La Peau douce : la passion du cinéma

Après l’invention à l’œuvre dans Jules et Jim, la mise en scène de La Peau douce paraît classique. Pas d’ouvertures à l’iris, pas d’adresse caméra, pas de chansons, pas de raccords sauvages… De là à identifier cette «sagesse» aux enjeux de son récit (un adultère tragique dans un couple bourgeois), il n’y a qu’un pas… Mais La Peau douce n’est ni l’acte final de la Nouvelle Vague, ni la phase d’embourgeoisement de l’œuvre de Truffaut. C’est, au contraire, son acmé et son dépassement. Car ce n’est plus le scénario qui raconte l’histoire, mais la caméra et le regard du cinéaste, chargeant chaque mouvement d’appareil d’un sens qui se dérobe aux mots.
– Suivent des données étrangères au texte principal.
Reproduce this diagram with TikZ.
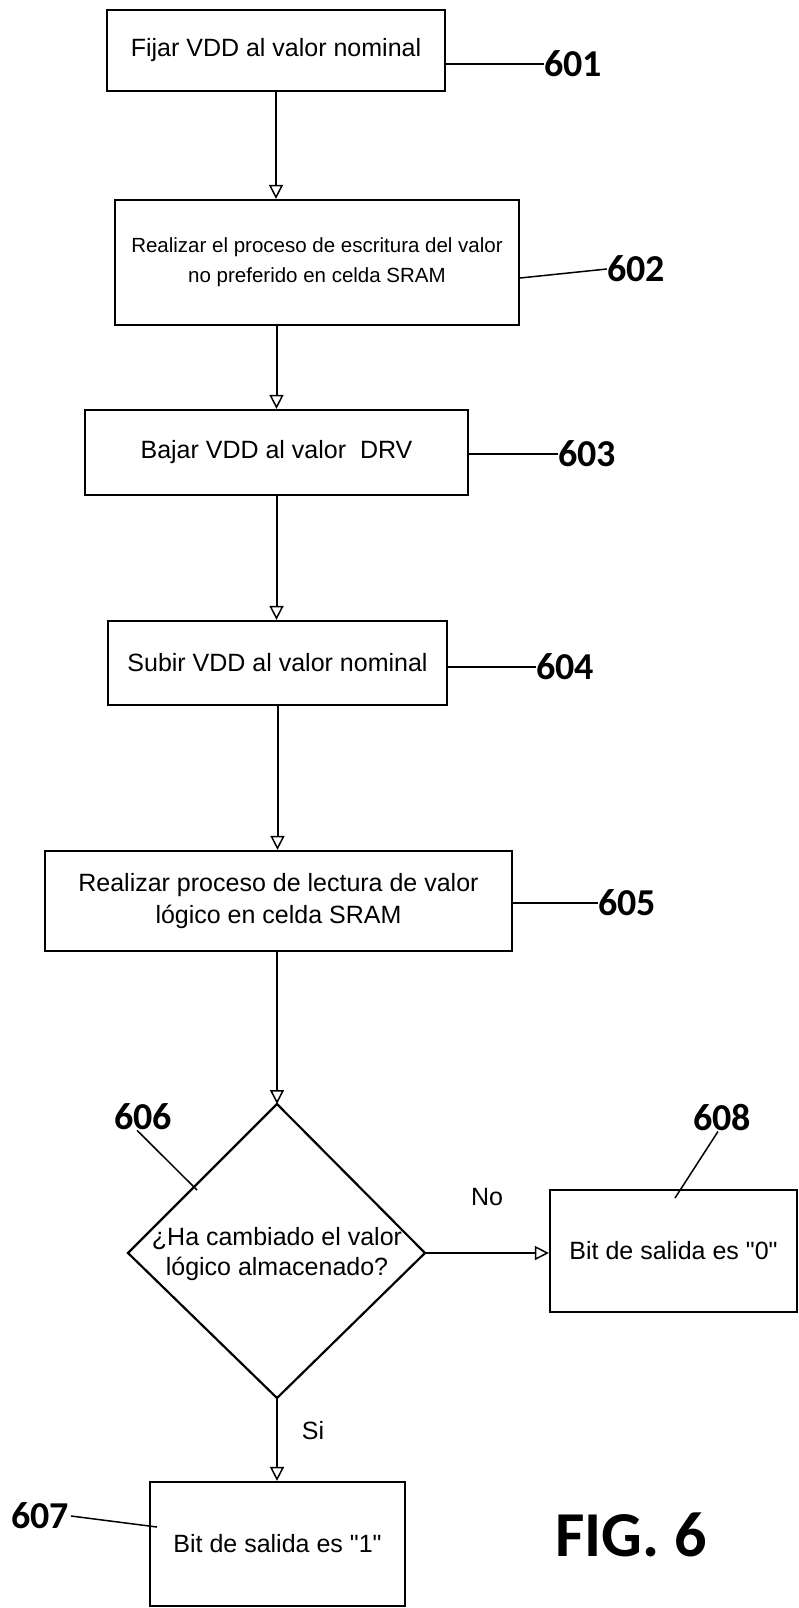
\documentclass[tikz,border=0pt]{standalone}
\usepackage{fontspec}
\setmainfont{Liberation Sans}[Ligatures=TeXOff]
\newfontfamily\reffont{Carlito}
\usetikzlibrary{arrows.meta}

\begin{document}
\begin{tikzpicture}[x=1pt,y=-1pt,
  stepbox/.style={draw, line width=2.2pt, inner sep=0pt, align=center,
    font=\fontsize{25}{32}\selectfont},
  flow/.style={line width=2pt,
    -{Triangle[open,length=14pt,width=14pt,line width=1.5pt]}},
  leader/.style={line width=1.5pt},
  reflabel/.style={inner sep=0pt, font=\reffont\bfseries\fontsize{38}{38}\selectfont},
  tag/.style={inner sep=0pt, align=center, font=\fontsize{25}{30}\selectfont}
]
\path[use as bounding box] (0,0) rectangle (799,1608);

% process steps
\node[stepbox, minimum width=338pt, minimum height=81pt] (b601) at (276,50.5)
  {Fijar VDD al valor nominal};
\node[stepbox, minimum width=404pt, minimum height=125pt,
      font=\fontsize{20.5}{30}\selectfont] (b602) at (317,262.5)
  {Realizar el proceso de escritura del valor\\no preferido en celda SRAM};
\node[stepbox, minimum width=383pt, minimum height=85pt] (b603) at (276.5,452.5)
  {Bajar VDD al valor\ \ DRV};
\node[stepbox, minimum width=339pt, minimum height=84pt] (b604) at (277.5,663)
  {Subir VDD al valor nominal};
\node[stepbox, minimum width=467pt, minimum height=100pt] (b605) at (278.5,901)
  {Realizar proceso de lectura de valor\\lógico en celda SRAM};

% decision
\coordinate (dT) at (277,1104);
\coordinate (dR) at (425,1253);
\coordinate (dB) at (277,1398);
\coordinate (dL) at (128,1253);
\draw[line width=2.2pt] (dT) -- (dR) -- (dB) -- (dL) -- cycle;
\node[tag] (q606) at (277,1254) {¿Ha cambiado el valor\\lógico almacenado?};

% outcomes
\node[stepbox, minimum width=247pt, minimum height=122pt] (b608) at (673.5,1251)
  {Bit de salida es "0"};
\node[stepbox, minimum width=255pt, minimum height=124pt] (b607) at (277.5,1544)
  {Bit de salida es "1"};

% flow arrows
\draw[flow] (b601.south) -- (b601.south |- b602.north);
\draw[flow] (b603.north |- b602.south) -- (b603.north);
\draw[flow] (b603.south) -- (b603.south |- b604.north);
\draw[flow] (b604.south) -- (b604.south |- b605.north);
\draw[flow] (b605.south -| dT) -- (dT);
\draw[flow] (dR) -- (dR -| b608.west);
\draw[flow] (dB) -- (dB |- b607.north);
\node[tag] (tno) at (487,1197) {No};
\node[tag] (tsi) at (313,1431) {Si};

% reference numerals
\node[reflabel] (l601) at (573,64) {601};
\node[reflabel] (l602) at (636,269) {602};
\node[reflabel] (l603) at (587,454) {603};
\node[reflabel] (l604) at (565,667) {604};
\node[reflabel] (l605) at (627,903) {605};
\node[reflabel] (l606) at (143,1117) {606};
\node[reflabel] (l608) at (722,1118) {608};
\node[reflabel] (l607) at (40,1516) {607};

\coordinate (k606) at (197,1190);
\coordinate (k608) at (675,1198);
\coordinate (k607) at (157,1527);

\draw[leader] (b601.east |- l601.west) -- (l601.west);
\draw[leader] (b602.east |- 0,278) -- (l602.west);
\draw[leader] (b603.east |- l603.west) -- (l603.west);
\draw[leader] (b604.east |- l604.west) -- (l604.west);
\draw[leader] (b605.east |- l605.west) -- (l605.west);
\draw[leader] ([xshift=-6pt]l606.south) -- (k606);
\draw[leader] ([xshift=-4pt]l608.south) -- (k608);
\draw[leader] ([xshift=2pt]l607.east) -- (k607);

\node[inner sep=0pt, font=\reffont\bfseries\fontsize{64}{64}\selectfont] (fig) at (631,1535) {FIG. 6};
\end{tikzpicture}
\end{document}
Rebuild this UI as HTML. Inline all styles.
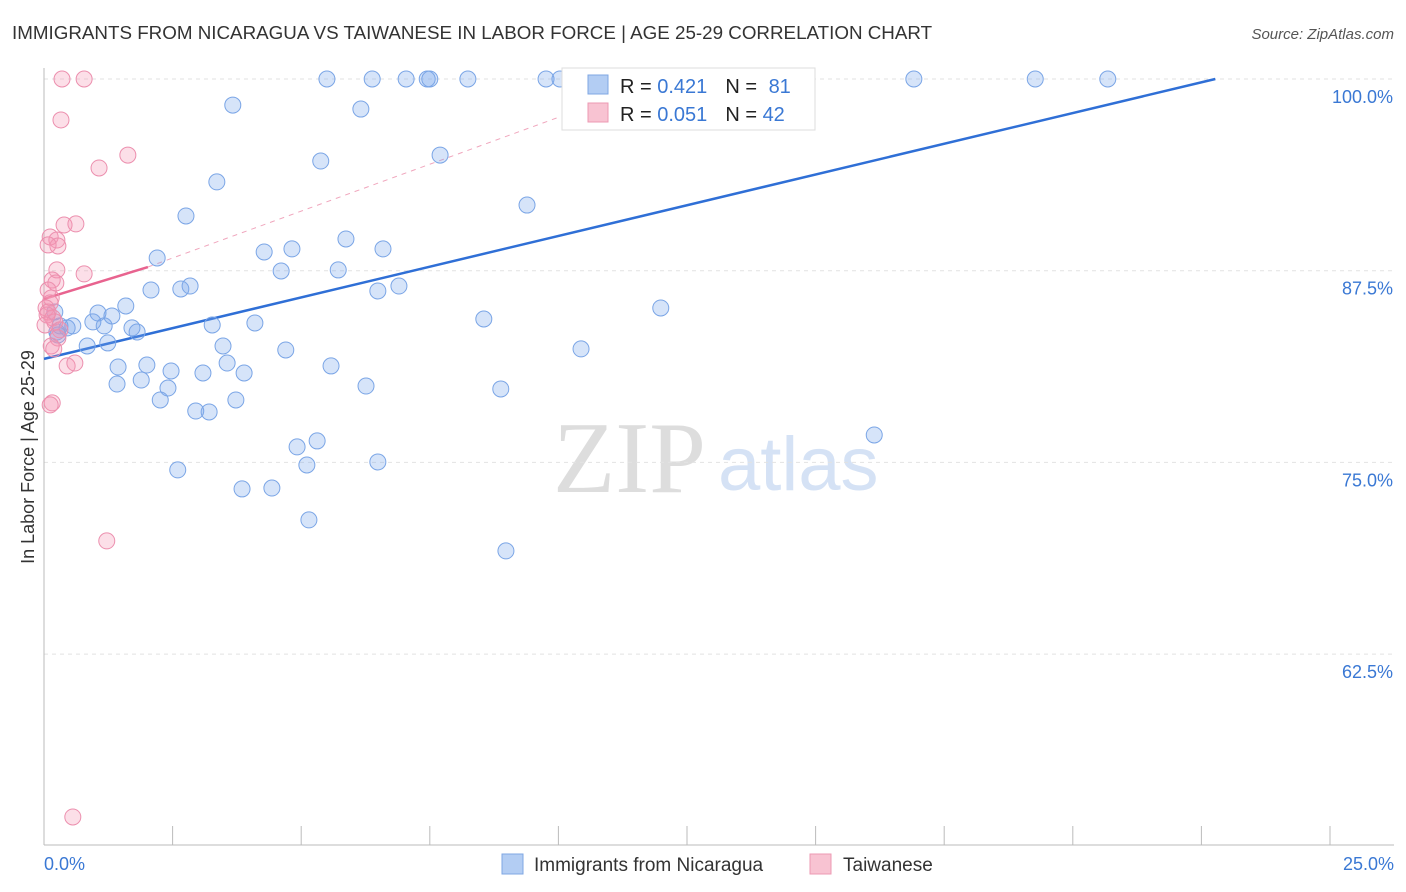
<!DOCTYPE html>
<html><head><meta charset="utf-8"><style>
body{margin:0;background:#fff;font-family:"Liberation Sans",sans-serif;}
</style></head><body>
<svg id="chart" width="1406" height="892" xmlns="http://www.w3.org/2000/svg" style="display:block">
<text x="12" y="39" font-size="18.8" fill="#333">IMMIGRANTS FROM NICARAGUA VS TAIWANESE IN LABOR FORCE | AGE 25-29 CORRELATION CHART</text>
<text x="1394" y="39" font-size="15" fill="#555" text-anchor="end" font-style="italic">Source: ZipAtlas.com</text>
<g>
<text x="553" y="492" font-size="102" fill="#ddd" font-family="Liberation Serif,serif">ZIP</text>
<text x="718" y="490" font-size="76" fill="#d5e2f5">atlas</text>
</g>
<g id="grid"></g>
<g id="axes"></g>
<g id="lines"></g>
<g id="pts"></g>
<text transform="translate(34,457) rotate(-90)" font-size="18" fill="#333" text-anchor="middle">In Labor Force | Age 25-29</text>
<g>
<rect x="562" y="68" width="253" height="62" fill="#fff" stroke="#ddd"/>
<rect x="588" y="75" width="20" height="19" fill="#b3cdf3" stroke="#7fa7e3"/>
<rect x="588" y="103" width="20" height="19" fill="#f8c3d2" stroke="#ec9ab3"/>
<text x="620" y="93" font-size="20" fill="#222">R = <tspan fill="#3a78d4">0.421</tspan><tspan dx="18">N = </tspan><tspan fill="#3a78d4" dx="6">81</tspan></text>
<text x="620" y="121" font-size="20" fill="#222">R = <tspan fill="#3a78d4">0.051</tspan><tspan dx="18">N = </tspan><tspan fill="#3a78d4">42</tspan></text>
</g>
<g>
<rect x="502" y="854" width="21" height="20" fill="#b3cdf3" stroke="#7fa7e3"/>
<text x="534" y="871" font-size="19" fill="#333">Immigrants from Nicaragua</text>
<rect x="810" y="854" width="21" height="20" fill="#f8c3d2" stroke="#ec9ab3"/>
<text x="843" y="871" font-size="19" fill="#333">Taiwanese</text>
</g>
</svg>
<script>
const xTicks=[0,2.5,5,7.5,10,12.5,15,17.5,20,22.5,25];
const yTicks=[62.5,75,87.5,100];
const yTickLabels=["62.5%","75.0%","87.5%","100.0%"];
const blueX=[5.50,6.38,7.04,7.45,7.50,8.24,9.76,10.03,16.91,19.27,20.68,3.67,6.16,5.38,7.70,3.36,9.39,2.76,2.20,5.87,4.82,4.28,6.59,4.61,5.72,2.08,2.66,2.84,6.49,6.90,11.99,1.59,1.05,1.32,0.95,0.56,1.17,0.31,0.25,0.45,0.21,1.71,1.81,3.27,4.10,8.55,0.84,1.24,1.44,2.00,2.47,3.48,3.56,3.09,3.89,4.70,5.58,10.44,1.42,1.89,2.41,2.26,3.73,2.95,3.21,6.26,8.88,4.92,5.31,5.11,6.49,16.14,2.60,3.85,4.43,5.15,8.98,0.27];
const blueY=[100,100,100,100,100,100,100,100,100,100,100,98.30,98.04,94.65,95.04,93.29,91.78,91.07,88.33,89.57,88.92,88.72,88.92,87.48,87.55,86.24,86.31,86.50,86.18,86.50,85.07,85.20,84.74,84.55,84.16,83.90,83.90,83.90,83.50,83.77,84.81,83.77,83.50,83.96,84.09,84.35,82.59,82.79,81.22,81.35,80.96,82.59,81.48,80.83,80.83,82.33,81.29,82.40,80.11,80.37,79.85,79.07,79.07,78.35,78.29,79.98,79.79,76.01,76.40,74.83,75.03,76.79,74.51,73.27,73.33,71.25,69.23,83.31];
const pinkX=[0.35,0.78,0.33,1.63,1.07,0.39,0.62,0.12,0.25,0.27,0.08,0.78,0.25,0.16,0.23,0.08,0.14,0.12,0.04,0.08,0.17,0.21,0.31,0.27,0.14,0.19,0.45,0.60,0.16,0.12,1.22,0.56,0.06,0.02];
const pinkY=[100,100,97.33,95.04,94.20,90.48,90.55,89.70,89.50,89.11,89.18,87.29,87.55,86.89,86.70,86.24,85.72,85.40,85.07,84.81,84.42,84.16,83.64,83.11,82.59,82.40,81.29,81.48,78.88,78.75,69.88,51.88,84.61,83.96];
const blueFit=[0,81.75,22.77,100];
const pinkFit=[0,85.66,2.02,87.74];
const pinkDash=[2.02,87.74,10.0,97.5];
const NS="http://www.w3.org/2000/svg";
const X=v=>44+v/25*1286, Y=v=>79+(100-v)/12.5*191.7;
function mk(t,a,p){const e=document.createElementNS(NS,t);for(const k in a)e.setAttribute(k,a[k]);document.getElementById(p).appendChild(e);return e;}
yTicks.forEach((t,i)=>{
 const l=mk('line',{x1:44,x2:1394,y1:Y(t),y2:Y(t),stroke:'#e2e2e2','stroke-dasharray':'4,4'},'grid');
 
 
 const tx=mk('text',{x:1393,y:Y(t)+24,'font-size':18,fill:'#3a78d4','text-anchor':'end'},'grid');
 tx.textContent=yTickLabels[i];
 
 
});
const ax=mk('line',{x1:44,x2:44,y1:68,y2:845,stroke:'#bbb'},'axes');


const bx=mk('line',{x1:44,x2:1394,y1:845,y2:845,stroke:'#bbb'},'axes');


xTicks.slice(1).forEach(t=>{
 const l=mk('line',{x1:X(t),x2:X(t),y1:826,y2:845,stroke:'#bbb'},'axes');
 
 
});
const x0=mk('text',{x:44,y:870,'font-size':18,fill:'#3a78d4'},'axes');x0.textContent='0.0%';


const x1=mk('text',{x:1394,y:870,'font-size':18,fill:'#3a78d4','text-anchor':'end'},'axes');x1.textContent='25.0%';


blueX.forEach((v,i)=>{
 const c=mk('circle',{cx:X(v),cy:Y(blueY[i]),r:8,fill:'rgba(120,165,235,0.3)',stroke:'#7aa5e6','stroke-width':1},'pts');
 
 
});
pinkX.forEach((v,i)=>{
 const c=mk('circle',{cx:X(v),cy:Y(pinkY[i]),r:8,fill:'rgba(245,150,180,0.3)',stroke:'#ec8fae','stroke-width':1},'pts');
 
 
});
const bl=mk('line',{x1:X(blueFit[0]),y1:Y(blueFit[1]),x2:X(blueFit[2]),y2:Y(blueFit[3]),stroke:'#2f6fd6','stroke-width':2.5},'lines');


const pd=mk('line',{x1:X(pinkDash[0]),y1:Y(pinkDash[1]),x2:X(pinkDash[2]),y2:Y(pinkDash[3]),stroke:'#f0a6bd','stroke-width':1,'stroke-dasharray':'5,5'},'lines');


const pl=mk('line',{x1:X(pinkFit[0]),y1:Y(pinkFit[1]),x2:X(pinkFit[2]),y2:Y(pinkFit[3]),stroke:'#e8638f','stroke-width':2.5},'lines');


</script>
</body></html>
Raconter le film, c’est le décrire ; en parler, c’est parler de l’amour de Truffaut pour le cinéma. Dans le même temps, Godard choisit la voie théorique avec Le Mépris, Rozier celle de la spontanéité avec Adieu Philippine. De ce triangle sortira tout le cinéma moderne français, et Truffaut évoluera à l’intérieur avec son style propre : ce sera La Nuit américaine, Les Deux Anglaises et le continent, L’Homme qui aimait les femmes et le mélodrame absolu qu’est La Femme d’à côté. Des films où aimer est indissociable du fait de filmer. Totalement, tendrement, tragiquement.

Intégrale François Truffaut
À l’Institut Lumière jusqu’au 14 juillet.